United States Treasury Notes were recently auctioned off for a yield of 0%. That means that very smart people running mutual funds, brokerage houses and other very large organizations were willing to invest lots of money and get nothing in return other than a return of their principal. We can probably rule out the motives of benevolence or Christmas spirit. There must be some other reason.
Those smart people are investment managers, who’s job it is to make money for the organizations through their investing. With the extreme volatility of the stock market, those people would rather sit on their cash than risk it on companies that will likely lose a significant portion of their share value. That is not irrational. However, considering the fact that there are brokerage commissions and fees involved in buying treasury notes, those managers are losing money for their organizations by investing at 0%. Why would they not just keep their cash at 0% and not pay the commissions? It doesn’t seem to make sense.
An organization that has $100 million of cash doesn’t have a room full of twenty dollar bills. They have a bank account with some accounting entries. With all of the turmoil in the banking industry, it is not unreasonable for these money managers to feel a little queasy about leaving that money in a bank. FDIC deposit insurance only covers the first $250,000. The other $99,750,000 is unsecured. If the bank goes belly up, they may or may not get all of their money back, and if they do, they have no idea how long they would have to wait.
With that in mind, it makes sense that large scale investors would rather own treasury notes that appear to have a high level of safety, even if they lose a little money on the transaction. It sounds perverse, doesn’t it? If you understand fractional reserve banking, you can understand why it actually is so perverse.
When you put your money in a checking account at a bank, you do so with the understanding that it is still all your money. You have a right to withdraw it in any amount, at any time. This is opposed to investing in a Certificate of Deposit at the same bank. With the CD, you are actually loaning the bank your money. You do not have a right to withdraw it without penalty before the due date.
Banks have figured out that, on average, their depositors will not be withdrawing all of their money. Only a fairly small fraction will be taken on a given day. The bankers believe that all of that money should not be just sitting around collecting dust. They say “Someone should be making money from it, it might as well be me.” So they take a portion of that money and lend it out to other customers at interest to be paid over time. That’s pretty clever. In any other setting, that is called embezzlement, but in banking it is called generally accepted business practice.

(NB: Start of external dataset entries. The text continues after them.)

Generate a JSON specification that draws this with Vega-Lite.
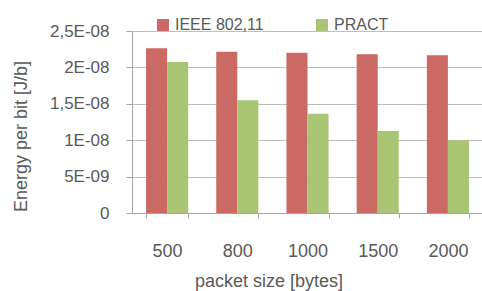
{
  "$schema": "https://vega.github.io/schema/vega-lite/v6.json",
  "width": 351,
  "height": 182,
  "autosize": {"type": "none"},
  "padding": {"left": 132, "top": 31, "right": 0, "bottom": 78},
  "background": "white",
  "config": {
    "view": {"stroke": null},
    "font": "Liberation Sans",
    "axis": {"labelColor": "#595959", "titleColor": "#595959", "titleFontWeight": "normal", "domainColor": "#A6A6A6", "tickColor": "#A6A6A6", "gridColor": "#BFBFBF"}
  },
  "data": {
    "values": [
      {"size": "500", "series": "IEEE 802,11", "value": 2.262e-8},
      {"size": "800", "series": "IEEE 802,11", "value": 2.216e-8},
      {"size": "1000", "series": "IEEE 802,11", "value": 2.202e-8},
      {"size": "1500", "series": "IEEE 802,11", "value": 2.18e-8},
      {"size": "2000", "series": "IEEE 802,11", "value": 2.166e-8},
      {"size": "500", "series": "PRACT", "value": 2.074e-8},
      {"size": "800", "series": "PRACT", "value": 1.548e-8},
      {"size": "1000", "series": "PRACT", "value": 1.364e-8},
      {"size": "1500", "series": "PRACT", "value": 1.126e-8},
      {"size": "2000", "series": "PRACT", "value": 0.998e-8}
    ]
  },
  "mark": {"type": "bar"},
  "encoding": {
    "x": {
      "field": "size", "type": "nominal",
      "sort": ["500", "800", "1000", "1500", "2000"],
      "scale": {"paddingInner": 0.4, "paddingOuter": 0.2},
      "axis": {
        "title": "packet size [bytes]", "labelAngle": 0, "tickBand": "extent", "tickSize": 5,
        "labelFontSize": 18, "labelPadding": 38, "labelBaseline": "alphabetic",
        "titleFontSize": 18, "titleX": 136.5, "titleY": 73, "titleBaseline": "alphabetic", "titleAlign": "center",
        "grid": false
      }
    },
    "xOffset": {"field": "series", "type": "nominal", "sort": ["IEEE 802,11", "PRACT"], "scale": {"paddingInner": 0, "paddingOuter": 0}},
    "y": {
      "field": "value", "type": "quantitative",
      "scale": {"domain": [0, 2.5e-8], "nice": false},
      "axis": {
        "title": "Energy per bit [J/b]",
        "values": [0, 5e-9, 1e-8, 1.5e-8, 2e-8, 2.5e-8],
        "labelExpr": "datum.value < 1e-12 ? '0' : datum.value < 6e-9 ? '5E-09' : datum.value < 1.1e-8 ? '1E-08' : datum.value < 1.6e-8 ? '1,5E-08' : datum.value < 2.1e-8 ? '2E-08' : '2,5E-08'",
        "labelFontSize": 17, "labelPadding": 17, "tickSize": 6,
        "grid": true,
        "titleFontSize": 18, "titleX": -106, "titleY": 105, "titleBaseline": "alphabetic", "titleAlign": "center", "titleAngle": -90
      }
    },
    "color": {
      "field": "series", "type": "nominal",
      "scale": {"domain": ["IEEE 802,11", "PRACT"], "range": ["#CB6A64", "#A9C574"]},
      "legend": {
        "title": null, "orient": "none", "legendX": 23, "legendY": -14, "direction": "horizontal",
        "padding": 0, "symbolType": "square", "symbolSize": 144, "symbolStrokeWidth": 0,
        "labelFontSize": 16, "labelColor": "#595959", "labelOffset": 4, "columnPadding": 50
      }
    }
  }
}
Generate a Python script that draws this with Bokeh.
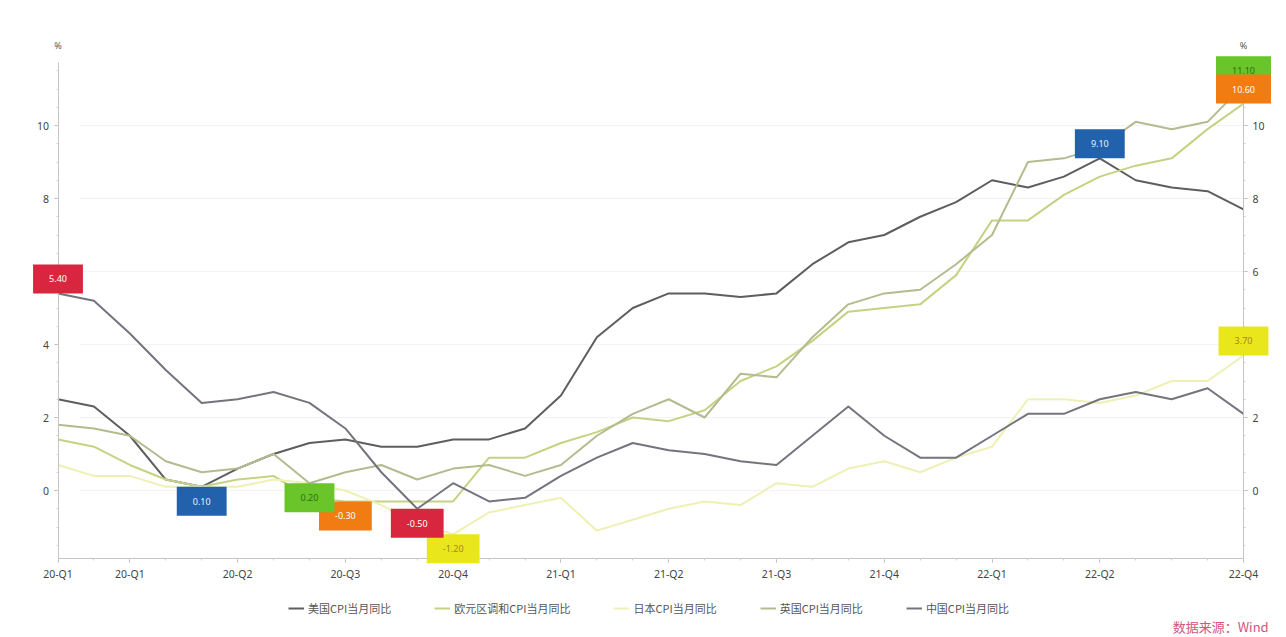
from bokeh.plotting import figure
from bokeh.models import (LinearAxis, FixedTicker, Legend, LegendItem, Label, Range1d,
                          ColumnDataSource)
from bokeh.embed import file_html
from bokeh.resources import INLINE

# Monthly CPI year-on-year (%), Jan 2020 – Oct 2022
months = [f"{y}-{m:02d}" for y in (2020, 2021, 2022) for m in range(1, 13)][:34]

us_cpi = [2.5, 2.3, 1.5, 0.3, 0.1, 0.6, 1.0, 1.3, 1.4, 1.2, 1.2, 1.4,
          1.4, 1.7, 2.6, 4.2, 5.0, 5.4, 5.4, 5.3, 5.4, 6.2, 6.8, 7.0,
          7.5, 7.9, 8.5, 8.3, 8.6, 9.1, 8.5, 8.3, 8.2, 7.7]
ez_hicp = [1.4, 1.2, 0.7, 0.3, 0.1, 0.3, 0.4, -0.2, -0.3, -0.3, -0.3, -0.3,
           0.9, 0.9, 1.3, 1.6, 2.0, 1.9, 2.2, 3.0, 3.4, 4.1, 4.9, 5.0,
           5.1, 5.9, 7.4, 7.4, 8.1, 8.6, 8.9, 9.1, 9.9, 10.6]
jp_cpi = [0.7, 0.4, 0.4, 0.1, 0.1, 0.1, 0.3, 0.2, 0.0, -0.4, -0.9, -1.2,
          -0.6, -0.4, -0.2, -1.1, -0.8, -0.5, -0.3, -0.4, 0.2, 0.1, 0.6, 0.8,
          0.5, 0.9, 1.2, 2.5, 2.5, 2.4, 2.6, 3.0, 3.0, 3.7]
uk_cpi = [1.8, 1.7, 1.5, 0.8, 0.5, 0.6, 1.0, 0.2, 0.5, 0.7, 0.3, 0.6,
          0.7, 0.4, 0.7, 1.5, 2.1, 2.5, 2.0, 3.2, 3.1, 4.2, 5.1, 5.4,
          5.5, 6.2, 7.0, 9.0, 9.1, 9.4, 10.1, 9.9, 10.1, 11.1]
cn_cpi = [5.4, 5.2, 4.3, 3.3, 2.4, 2.5, 2.7, 2.4, 1.7, 0.5, -0.5, 0.2,
          -0.3, -0.2, 0.4, 0.9, 1.3, 1.1, 1.0, 0.8, 0.7, 1.5, 2.3, 1.5,
          0.9, 0.9, 1.5, 2.1, 2.1, 2.5, 2.7, 2.5, 2.8, 2.1]

series_names = ["美国CPI当月同比", "欧元区调和CPI当月同比", "日本CPI当月同比",
                "英国CPI当月同比", "中国CPI当月同比"]
series_values = [us_cpi, ez_hicp, jp_cpi, uk_cpi, cn_cpi]

tick_months = ["2020-01", "2020-03", "2020-06", "2020-09", "2020-12", "2021-03",
               "2021-06", "2021-09", "2021-12", "2022-03", "2022-06", "2022-10"]
tick_labels = ["20-Q1", "20-Q1", "20-Q2", "20-Q3", "20-Q4", "21-Q1",
               "21-Q2", "21-Q3", "21-Q4", "22-Q1", "22-Q2", "22-Q4"]
y_ticks = [0, 2, 4, 6, 8, 10]

# styling
line_colors = ["#5e5e5e", "#c6d283", "#eef0b4", "#b4bb8e", "#74747e"]
badge_colors = ["#2262ad", "#f07c12", "#e9e61c", "#6ac52a", "#d8263f"]
badge_text = ["#e8f0ff", "#ffffff", "#a8861a", "#2f6e10", "#ffffff"]

x = list(range(len(months)))
last = len(months) - 1
y_lo, y_hi = -1.86, 11.73   # extent of the value axes

# the frame fills the whole canvas; axes sit at fixed data locations inside it
px_per_month = 1185.5 / last
px_per_unit = 36.5
p = figure(width=1286, height=637, output_backend="svg", toolbar_location=None,
           title=None, x_axis_type=None, y_axis_type=None,
           x_range=Range1d(-57.5 / px_per_month, last + 43 / px_per_month),
           y_range=Range1d(-147 / px_per_unit, 490 / px_per_unit),
           min_border=0, min_border_left=0, min_border_right=0,
           min_border_top=0, min_border_bottom=0,
           background_fill_color="white", border_fill_color="white")
p.outline_line_color = None

xpos = [months.index(m) for m in tick_months]
xa = LinearAxis(ticker=FixedTicker(ticks=xpos, minor_ticks=x), fixed_location=y_lo,
                bounds=(0, last))
xa.major_label_overrides = {pos: lab for pos, lab in zip(xpos, tick_labels)}
p.add_layout(xa, "below")

minor_y = [v / 2 for v in range(-3, 24)]
ya = LinearAxis(ticker=FixedTicker(ticks=y_ticks, minor_ticks=minor_y), fixed_location=0,
                bounds=(y_lo, y_hi))
ra = LinearAxis(ticker=FixedTicker(ticks=y_ticks, minor_ticks=minor_y), fixed_location=last,
                bounds=(y_lo, y_hi))
p.add_layout(ya, "left")
p.add_layout(ra, "right")

for ax in (xa, ya, ra):
    ax.axis_line_color = "#c4c4c4"
    ax.major_tick_line_color = "#b8b8b8"
    ax.minor_tick_line_color = "#d0d0d0"
    ax.major_tick_out = 4
    ax.major_tick_in = 0
    ax.minor_tick_out = 2
    ax.minor_tick_in = 0
    ax.major_label_text_font = "Noto Sans"
    ax.major_label_text_font_size = "10.5px"
    ax.major_label_text_color = "#444444"
    ax.major_label_standoff = 5

# faint horizontal guides at the major ticks
p.segment(x0=[0.6] * len(y_ticks), x1=[last] * len(y_ticks), y0=y_ticks, y1=y_ticks,
          line_color="#f3f3f3", line_width=1)

renderers = []
for name, vals, col in zip(series_names, series_values, line_colors):
    src = ColumnDataSource(dict(x=x, y=vals))
    r = p.line("x", "y", source=src, line_color=col, line_width=2, line_join="round")
    renderers.append((name, r))


def badge(i_s, fn, anchor):
    vals = series_values[i_s]
    v = fn(vals)
    i = vals.index(v)
    p.add_layout(Label(x=x[i], y=v, text=f"{v:.2f}", anchor=anchor,
                       text_align="center", text_baseline="middle",
                       text_font="Noto Sans", text_font_size="9px", text_color=badge_text[i_s],
                       background_fill_color=badge_colors[i_s], background_fill_alpha=1.0,
                       padding=(16, 11)))


# max / min badges (eurozone peak drawn over the UK one)
for i_s in range(len(series_values)):
    badge(i_s, min, "top_center")
for i_s in (0, 2, 4, 3, 1):
    badge(i_s, max, "bottom_center")

# unit marks above both value axes
for xv in (0, last):
    p.add_layout(Label(x=xv, y=12.2, text="%", text_align="center", text_baseline="middle",
                       text_font="Noto Sans", text_font_size="9px", text_color="#555555"))

p.add_layout(Label(x=last + 0.7, y=-3.72, text="数据来源：Wind", text_align="right",
                   text_baseline="middle", text_font="Noto Sans CJK SC",
                   text_font_size="13px", text_color="#d2567e"))

legend = Legend(items=[LegendItem(label=n, renderers=[r]) for n, r in renderers],
                orientation="horizontal", location=(288, 21),
                label_text_font="Noto Sans CJK SC", label_text_font_size="11px",
                label_text_color="#555555", glyph_width=16, glyph_height=14,
                label_standoff=4, spacing=43, padding=0, margin=0,
                border_line_color=None, background_fill_alpha=0)
p.add_layout(legend)

open("out.html", "w").write(file_html(p, INLINE))
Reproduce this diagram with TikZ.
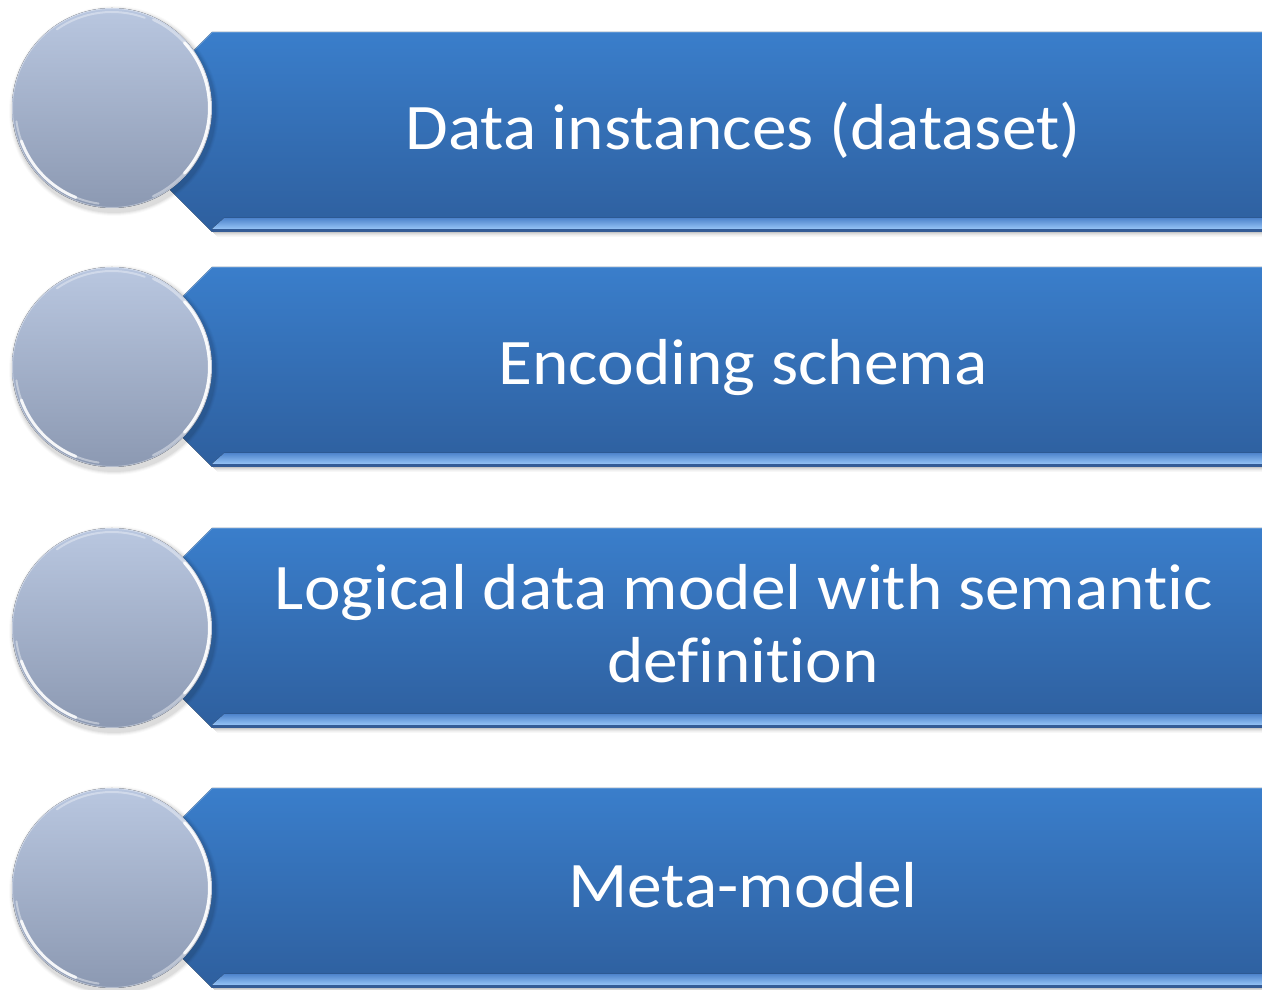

At any point in time, every bank is technically bankrupt. Most of its liabilities, the deposits due to customers, are very short term. Most of its assets are very long term, such as loans. Mortgages that a bank lends out for 30 years are balanced by a checking deposit that is due today. In normal times it is not an issue because people are pretty predictable. In abnormal times, like now, people aren’t so predictable. They may have very valid reasons for pulling out their cash, such as believing that the bankers won’t have their money when they need it.
Unfortunately, that is a very valid concern. The underlying problem has nothing to do with market psychology or confidence or any such nonsense. The core issue is that, due to the bank’s systematic embezzlement, they do not have the cash available to meet their contractual obligations.
Using taxpayer money and the FDIC to secure a portion of deposits against banker fraud is not the solution to the problem. The solution is not to use billions, or even trillions, of taxpayer dollars to bail out banks who did stupid things with the money they embezzled. The solution is to make the embezzlement illegal, to stop the fraud.
The fractional reserve system allows banks to leverage reserves and rapidly expand money and credit. We witnessed that with the current housing bubble, the 1990’s stock bubble and every other bubble market before that. Rapid credit expansion is a two edged sword. Once the bubble bursts, there is a rapid deflation as irresponsible loans go bad and reserves diminish. They can’t hide the embezzlement in the downside of the bubble, because people want their deposits and banks don’t have them to give.
There is a very simple way to prevent future bubbles and economic crises, or at least minimize them. If banks were forced to live by the laws that everyone else must live by, bank runs would be very unlikely, even in the worst economic conditions. People could always get their money because it would always be there. There is a fairly simple cause and effect relationship. A simple policy change of requiring 100% reserves for all banks would prevent a meltdown like we are suffering through today.
It would be a fairly easy policy to implement, if there was the political will to do so. Given that the banking industry is one of the most wealthy and powerful lobbyists in Washington, that is not likely until taxpayers and voters connect the dots, and get fed up with footing the bill and bearing all the pain.